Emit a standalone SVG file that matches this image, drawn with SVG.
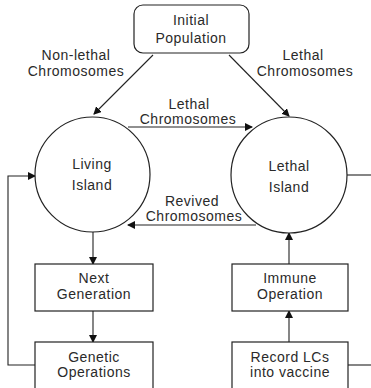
<svg xmlns="http://www.w3.org/2000/svg" width="371" height="388" viewBox="0 0 371 388">
<style>
.n{fill:#fff;stroke:#222;stroke-width:1.2}
.c{fill:none;stroke:#222;stroke-width:1.1}
text{font-family:"Liberation Sans",Arial,sans-serif;font-size:14px;letter-spacing:0.5px;fill:#2a2a2a;text-anchor:middle}
</style>
<defs>
<marker id="ah" markerWidth="8" markerHeight="8" refX="7" refY="4" orient="auto" markerUnits="userSpaceOnUse">
<path d="M0,0 L8,4 L0,8 z" fill="#111"/>
</marker>
</defs>
<rect width="371" height="388" fill="#fff"/>
<g id="connectors">
<line class="c" x1="153" y1="55" x2="94" y2="114" marker-end="url(#ah)"/>
<line class="c" x1="229" y1="55" x2="289" y2="116" marker-end="url(#ah)"/>
<line class="c" x1="128" y1="127" x2="252" y2="127" marker-end="url(#ah)"/>
<line class="c" x1="256" y1="225" x2="128" y2="225" marker-end="url(#ah)"/>
<line class="c" x1="93" y1="232" x2="93" y2="264" marker-end="url(#ah)"/>
<line class="c" x1="93" y1="311" x2="93" y2="342" marker-end="url(#ah)"/>
<line class="c" x1="289" y1="342" x2="289" y2="311" marker-end="url(#ah)"/>
<line class="c" x1="289" y1="264" x2="289" y2="233" marker-end="url(#ah)"/>
<polyline class="c" points="35,365 8,365 8,176 35,176" marker-end="url(#ah)"/>
<line class="c" x1="347" y1="175" x2="371" y2="175"/>
<line class="c" x1="371" y1="365" x2="340" y2="365" marker-end="url(#ah)"/>
<text x="76" y="60">Non-lethal</text>
<text x="76" y="76">Chromosomes</text>
<text x="303" y="60">Lethal</text>
<text x="305" y="76">Chromosomes</text>
<text x="189" y="109">Lethal</text>
<text x="188" y="124">Chromosomes</text>
<text x="192" y="206">Revived</text>
<text x="194" y="221">Chromosomes</text>
</g>
<g id="initial">
<rect class="n" x="134" y="5" width="115" height="48" rx="9"/>
<text x="191" y="25">Initial</text>
<text x="191" y="43">Population</text>
</g>
<g id="living">
<circle class="n" cx="92.5" cy="174.5" r="57.5"/>
<text x="92" y="169">Living</text>
<text x="92" y="190">Island</text>
</g>
<g id="lethal">
<circle class="n" cx="289" cy="175" r="58"/>
<text x="289" y="171">Lethal</text>
<text x="289" y="192">Island</text>
</g>
<g id="nextgen">
<rect class="n" x="35" y="264" width="118" height="47"/>
<text x="94" y="283">Next</text>
<text x="94" y="299">Generation</text>
</g>
<g id="genetic">
<rect class="n" x="35" y="342" width="118" height="60"/>
<text x="94" y="362">Genetic</text>
<text x="94" y="377">Operations</text>
</g>
<g id="immune">
<rect class="n" x="232" y="264" width="116" height="47"/>
<text x="290" y="283">Immune</text>
<text x="290" y="299">Operation</text>
</g>
<g id="record">
<rect class="n" x="232" y="342" width="116" height="60"/>
<text x="290" y="362">Record LCs</text>
<text x="290" y="377">into vaccine</text>
</g>
</svg>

==================================================

§ **The task**: Reproduce the material in its entirety and word for word, without the pictures.

§ **Finished answer**:
Emit a standalone SVG file that matches this image, drawn with SVG.
<svg xmlns="http://www.w3.org/2000/svg" width="371" height="388" viewBox="0 0 371 388">
<style>
.n{fill:#fff;stroke:#222;stroke-width:1.2}
.c{fill:none;stroke:#222;stroke-width:1.1}
text{font-family:"Liberation Sans",Arial,sans-serif;font-size:14px;letter-spacing:0.5px;fill:#2a2a2a;text-anchor:middle}
</style>
<defs>
<marker id="ah" markerWidth="8" markerHeight="8" refX="7" refY="4" orient="auto" markerUnits="userSpaceOnUse">
<path d="M0,0 L8,4 L0,8 z" fill="#111"/>
</marker>
</defs>
<rect width="371" height="388" fill="#fff"/>
<g id="connectors">
<line class="c" x1="153" y1="55" x2="94" y2="114" marker-end="url(#ah)"/>
<line class="c" x1="229" y1="55" x2="289" y2="116" marker-end="url(#ah)"/>
<line class="c" x1="128" y1="127" x2="252" y2="127" marker-end="url(#ah)"/>
<line class="c" x1="256" y1="225" x2="128" y2="225" marker-end="url(#ah)"/>
<line class="c" x1="93" y1="232" x2="93" y2="264" marker-end="url(#ah)"/>
<line class="c" x1="93" y1="311" x2="93" y2="342" marker-end="url(#ah)"/>
<line class="c" x1="289" y1="342" x2="289" y2="311" marker-end="url(#ah)"/>
<line class="c" x1="289" y1="264" x2="289" y2="233" marker-end="url(#ah)"/>
<polyline class="c" points="35,365 8,365 8,176 35,176" marker-end="url(#ah)"/>
<line class="c" x1="347" y1="175" x2="371" y2="175"/>
<line class="c" x1="371" y1="365" x2="340" y2="365" marker-end="url(#ah)"/>
<text x="76" y="60">Non-lethal</text>
<text x="76" y="76">Chromosomes</text>
<text x="303" y="60">Lethal</text>
<text x="305" y="76">Chromosomes</text>
<text x="189" y="109">Lethal</text>
<text x="188" y="124">Chromosomes</text>
<text x="192" y="206">Revived</text>
<text x="194" y="221">Chromosomes</text>
</g>
<g id="initial">
<rect class="n" x="134" y="5" width="115" height="48" rx="9"/>
<text x="191" y="25">Initial</text>
<text x="191" y="43">Population</text>
</g>
<g id="living">
<circle class="n" cx="92.5" cy="174.5" r="57.5"/>
<text x="92" y="169">Living</text>
<text x="92" y="190">Island</text>
</g>
<g id="lethal">
<circle class="n" cx="289" cy="175" r="58"/>
<text x="289" y="171">Lethal</text>
<text x="289" y="192">Island</text>
</g>
<g id="nextgen">
<rect class="n" x="35" y="264" width="118" height="47"/>
<text x="94" y="283">Next</text>
<text x="94" y="299">Generation</text>
</g>
<g id="genetic">
<rect class="n" x="35" y="342" width="118" height="60"/>
<text x="94" y="362">Genetic</text>
<text x="94" y="377">Operations</text>
</g>
<g id="immune">
<rect class="n" x="232" y="264" width="116" height="47"/>
<text x="290" y="283">Immune</text>
<text x="290" y="299">Operation</text>
</g>
<g id="record">
<rect class="n" x="232" y="342" width="116" height="60"/>
<text x="290" y="362">Record LCs</text>
<text x="290" y="377">into vaccine</text>
</g>
</svg>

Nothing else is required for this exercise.